Al primo dubbio ne segue un secondo. Sul quale ha battuto molto proprio Fassone. "La sospensione obbligatoria nella fase finale del dibattimento e il divieto di pronunciare sentenza - si legge nell'appello - sono censurabili. Si altera l'equilibrio tra i principi di economia processuale e la terzietà del giudice con il rischio di un uso strumentale della richiesta di rimessione". Il rischio è che si determini "la paralisi del procedimento tanto da compromettere il bene costituzionale dell'efficienza del processo", proprio come scriveva la Consulta in una sentenza del 1996. Secondo i pr o fessori torinesi, in più, non basta come garanzia quello che è stato definito nel dibattito parlamentare il "filtro" della Suprema corte. "Tanto il vaglio di ammissibilità del presidente della Cassazione, quanto quello del giudice di merito sulla novità degli emendamenti addotti in caso di richiesta reiterata sono del tutto inadeguati a frenare richieste pretestuose o dilatorie". In più, come ha denunciato Fassone in Senato, c'è il forte rischio che, da un atto non giudiziario, come la decisione assunta dal primo presidente, ne derivino conseguenze sulla sospensione della custodia cautelare che non sarebbero neppure appellabili, in quanto il giudice, sospendendo il processo, compie un atto dovuto. In un processo con più imputati, la richiesta di uno in stato di libertà potrebbe danneggiare un coimputato recluso che resterebbe in carcere e con i tempi di custodia sospesi.
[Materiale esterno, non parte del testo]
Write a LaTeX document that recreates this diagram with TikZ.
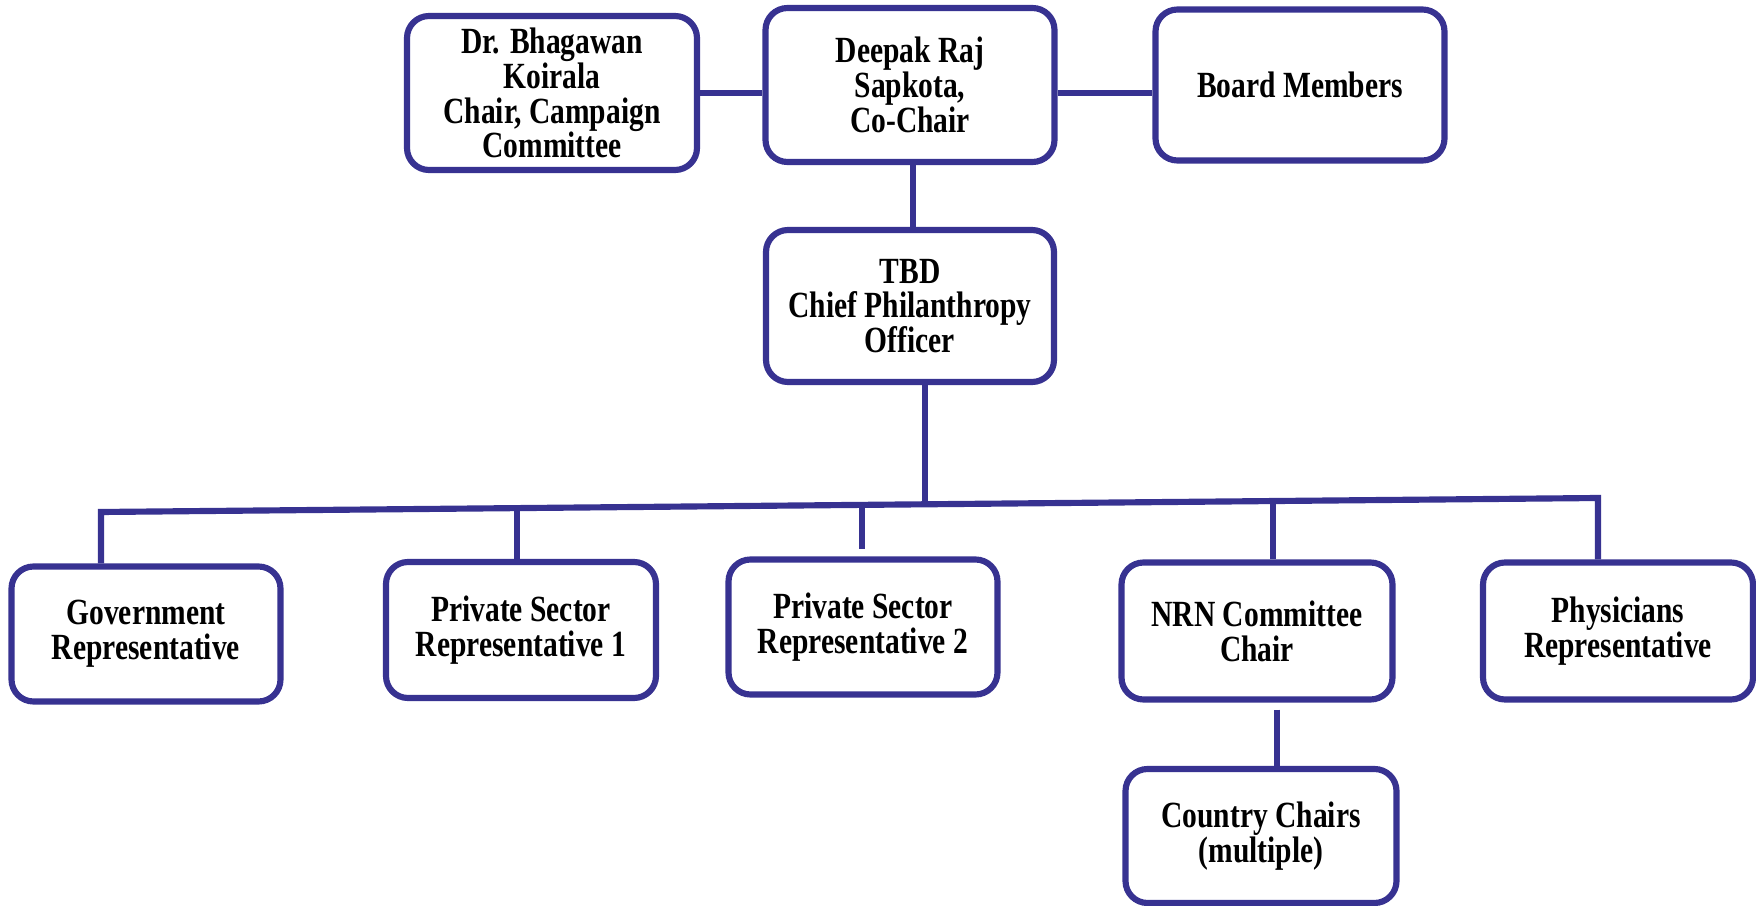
\documentclass[tikz,border=0pt]{standalone}
\usepackage{fontspec}
\newfontfamily\boxfont{Liberation Serif}[FakeStretch=0.8]
\usepackage{tikz}
\definecolor{orgblue}{RGB}{55,50,145}

\begin{document}
\begin{tikzpicture}[x=0.1mm, y=-0.1mm,
    orgbox/.style={draw=orgblue, line width=1.75pt, rounded corners=2.2mm, fill=white,
        align=center, inner sep=0pt, font=\boxfont\bfseries\fontsize{10.5}{9.9}\selectfont},
    orgline/.style={draw=orgblue, line width=1.75pt}]
    \useasboundingbox (0,0) rectangle (1756,906);

    \node[orgbox, minimum width=29mm, minimum height=15.4mm] (bhag) at (552,93) {Dr. Bhagawan\\Koirala\\Chair, Campaign\\Committee};
    \node[orgbox, minimum width=28.9mm, minimum height=15.4mm] (deepak) at (910,85) {Deepak Raj\\Sapkota,\\Co-Chair};
    \node[orgbox, minimum width=28.9mm, minimum height=15.1mm] (board) at (1300,85) {Board Members};
    \node[orgbox, minimum width=28.8mm, minimum height=15.2mm] (tbd) at (910,306) {TBD\\Chief Philanthropy\\Officer};

    \node[orgbox, minimum width=26.9mm, minimum height=13.5mm] (gov) at (146,634) {Government\\Representative};
    \node[orgbox, minimum width=27mm, minimum height=13.6mm] (priv1) at (521,630) {Private Sector\\Representative 1};
    \node[orgbox, minimum width=26.9mm, minimum height=13.5mm] (priv2) at (863,627) {Private Sector\\Representative 2};
    \node[orgbox, minimum width=27.1mm, minimum height=13.7mm] (nrn) at (1257,631) {NRN Committee\\Chair};
    \node[orgbox, minimum width=27mm, minimum height=13.7mm] (phys) at (1618,631) {Physicians\\Representative};
    \node[orgbox, minimum width=27.1mm, minimum height=13.4mm] (country) at (1261,836) {Country Chairs\\(multiple)};

    \coordinate (busL) at (101,512);
    \coordinate (busR) at (1598,498);
    \coordinate (busT) at (925,504);
    \coordinate (busP1) at (517,508);
    \coordinate (busP2) at (862,505);
    \coordinate (busN) at (1273,501);

    \draw[orgline] (bhag.east |- 0,93) -- (deepak.west |- 0,93);
    \draw[orgline] (deepak.east |- 0,93) -- (board.west |- 0,93);
    \draw[orgline] (deepak.south -| 913,0) -- (tbd.north -| 913,0);
    \draw[orgline] (tbd.south -| busT) -- (busT);
    \draw[orgline] (gov.north -| busL) -- (busL) -- (busR) -- (phys.north -| busR);
    \draw[orgline] (busP1) -- (priv1.north -| busP1);
    \draw[orgline, shorten >=0.7mm] (busP2) -- (priv2.north -| busP2);
    \draw[orgline] (busN) -- (nrn.north -| busN);
    \draw[orgline, shorten <=0.7mm] (nrn.south -| 1277,0) -- (country.north -| 1277,0);
\end{tikzpicture}
\end{document}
Infine, i processi in corso. Secondo l'appello, "appare illegittima l'applicazione immediata della nuova normativa, tanto più attraverso una legge dichiaratamente volta a distogliere dal loro giudice naturale gli imputati di alcuni processi ben definiti". L'allusione, anche priva di indicazioni nominative, è chiara. Si sta parlando di quelli milanesi.